→ RECORD LIST

====

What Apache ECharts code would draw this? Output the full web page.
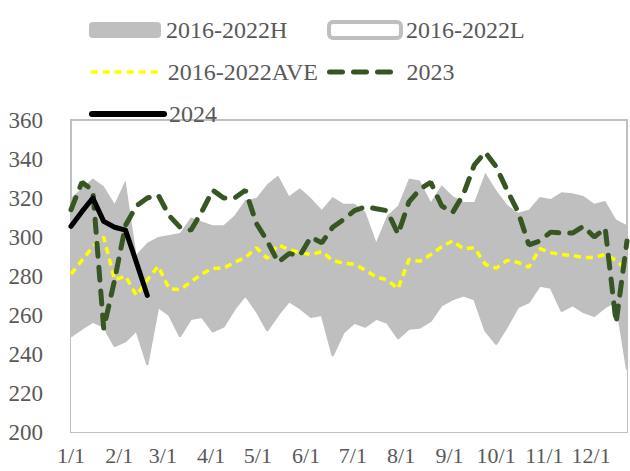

====

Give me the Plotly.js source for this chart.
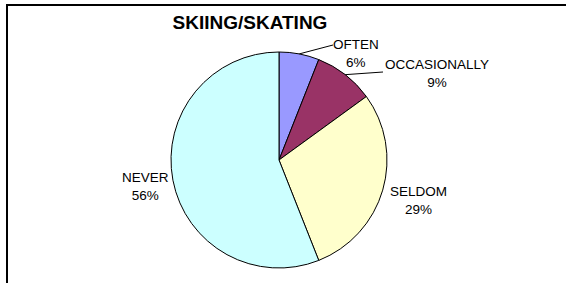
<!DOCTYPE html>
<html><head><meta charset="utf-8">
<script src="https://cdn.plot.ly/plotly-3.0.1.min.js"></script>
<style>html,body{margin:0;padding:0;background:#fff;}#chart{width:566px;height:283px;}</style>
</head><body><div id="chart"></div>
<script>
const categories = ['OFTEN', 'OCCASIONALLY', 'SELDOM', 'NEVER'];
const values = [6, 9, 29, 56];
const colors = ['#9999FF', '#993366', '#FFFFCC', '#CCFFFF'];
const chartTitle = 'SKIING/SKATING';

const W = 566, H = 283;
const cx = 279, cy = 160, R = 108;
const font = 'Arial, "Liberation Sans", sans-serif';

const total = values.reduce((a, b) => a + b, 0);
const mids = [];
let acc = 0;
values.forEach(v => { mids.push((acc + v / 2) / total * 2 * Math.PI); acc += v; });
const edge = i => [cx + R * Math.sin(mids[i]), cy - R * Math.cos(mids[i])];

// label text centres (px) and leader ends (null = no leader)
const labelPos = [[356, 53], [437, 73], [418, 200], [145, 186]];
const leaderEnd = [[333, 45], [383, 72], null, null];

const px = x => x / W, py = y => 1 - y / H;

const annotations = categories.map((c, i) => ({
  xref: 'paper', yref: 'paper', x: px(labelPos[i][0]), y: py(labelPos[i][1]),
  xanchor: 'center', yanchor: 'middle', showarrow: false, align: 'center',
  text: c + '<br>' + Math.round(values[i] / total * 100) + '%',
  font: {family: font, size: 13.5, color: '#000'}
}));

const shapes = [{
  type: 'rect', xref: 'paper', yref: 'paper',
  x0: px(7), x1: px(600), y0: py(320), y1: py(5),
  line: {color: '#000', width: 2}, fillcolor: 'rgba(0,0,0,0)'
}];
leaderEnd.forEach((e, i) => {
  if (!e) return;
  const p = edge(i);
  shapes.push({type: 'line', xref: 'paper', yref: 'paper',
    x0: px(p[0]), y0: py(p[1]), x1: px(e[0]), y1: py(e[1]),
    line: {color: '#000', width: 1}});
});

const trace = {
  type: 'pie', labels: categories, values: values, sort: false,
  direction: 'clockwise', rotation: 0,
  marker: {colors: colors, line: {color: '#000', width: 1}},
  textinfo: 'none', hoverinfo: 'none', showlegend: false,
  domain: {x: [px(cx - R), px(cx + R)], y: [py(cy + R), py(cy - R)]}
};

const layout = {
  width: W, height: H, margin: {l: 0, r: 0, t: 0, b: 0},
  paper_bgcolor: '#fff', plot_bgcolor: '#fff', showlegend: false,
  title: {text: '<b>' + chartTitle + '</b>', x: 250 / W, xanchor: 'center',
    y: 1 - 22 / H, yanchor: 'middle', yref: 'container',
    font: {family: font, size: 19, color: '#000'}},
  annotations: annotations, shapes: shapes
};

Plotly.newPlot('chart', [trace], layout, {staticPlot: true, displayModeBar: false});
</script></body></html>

====

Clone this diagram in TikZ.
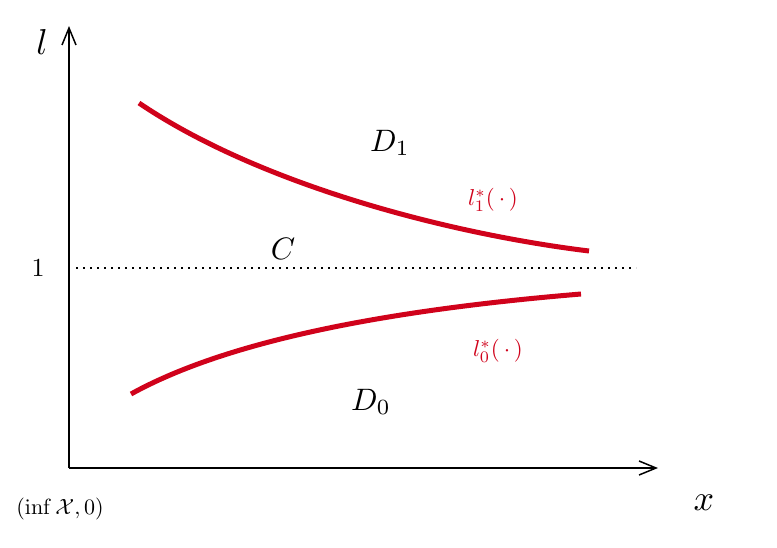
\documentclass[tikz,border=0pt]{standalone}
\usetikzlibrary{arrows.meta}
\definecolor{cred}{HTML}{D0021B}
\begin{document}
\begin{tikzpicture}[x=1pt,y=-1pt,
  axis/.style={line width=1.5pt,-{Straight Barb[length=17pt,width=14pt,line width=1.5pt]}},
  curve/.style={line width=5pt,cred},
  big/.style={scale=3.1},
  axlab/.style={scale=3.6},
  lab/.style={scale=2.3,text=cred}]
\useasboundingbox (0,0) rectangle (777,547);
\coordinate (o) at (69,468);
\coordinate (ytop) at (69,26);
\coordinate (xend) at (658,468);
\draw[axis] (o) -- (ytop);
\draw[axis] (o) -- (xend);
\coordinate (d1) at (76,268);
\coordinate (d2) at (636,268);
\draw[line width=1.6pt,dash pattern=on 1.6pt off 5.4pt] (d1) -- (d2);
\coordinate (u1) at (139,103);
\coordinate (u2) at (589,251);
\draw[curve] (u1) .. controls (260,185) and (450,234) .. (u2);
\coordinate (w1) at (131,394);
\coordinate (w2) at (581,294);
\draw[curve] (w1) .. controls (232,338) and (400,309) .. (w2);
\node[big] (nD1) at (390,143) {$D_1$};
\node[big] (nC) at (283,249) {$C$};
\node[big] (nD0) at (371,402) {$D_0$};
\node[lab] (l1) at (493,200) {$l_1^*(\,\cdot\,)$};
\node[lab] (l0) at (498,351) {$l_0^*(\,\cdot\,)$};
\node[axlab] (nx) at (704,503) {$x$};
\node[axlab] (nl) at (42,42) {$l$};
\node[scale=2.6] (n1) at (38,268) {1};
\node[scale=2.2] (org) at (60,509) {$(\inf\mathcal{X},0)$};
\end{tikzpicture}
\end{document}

====

→ TASK TO CARRY OUT
Using the entries above, transcribe every line from the line containing "Give me the Plotly.js source for this chart." through the line containing "const edge = i". Do not copy pictures.

→ EXERCISE ANSWER
Give me the Plotly.js source for this chart.
<!DOCTYPE html>
<html><head><meta charset="utf-8">
<script src="https://cdn.plot.ly/plotly-3.0.1.min.js"></script>
<style>html,body{margin:0;padding:0;background:#fff;}#chart{width:566px;height:283px;}</style>
</head><body><div id="chart"></div>
<script>
const categories = ['OFTEN', 'OCCASIONALLY', 'SELDOM', 'NEVER'];
const values = [6, 9, 29, 56];
const colors = ['#9999FF', '#993366', '#FFFFCC', '#CCFFFF'];
const chartTitle = 'SKIING/SKATING';

const W = 566, H = 283;
const cx = 279, cy = 160, R = 108;
const font = 'Arial, "Liberation Sans", sans-serif';

const total = values.reduce((a, b) => a + b, 0);
const mids = [];
let acc = 0;
values.forEach(v => { mids.push((acc + v / 2) / total * 2 * Math.PI); acc += v; });
const edge = i => [cx + R * Math.sin(mids[i]), cy - R * Math.cos(mids[i])];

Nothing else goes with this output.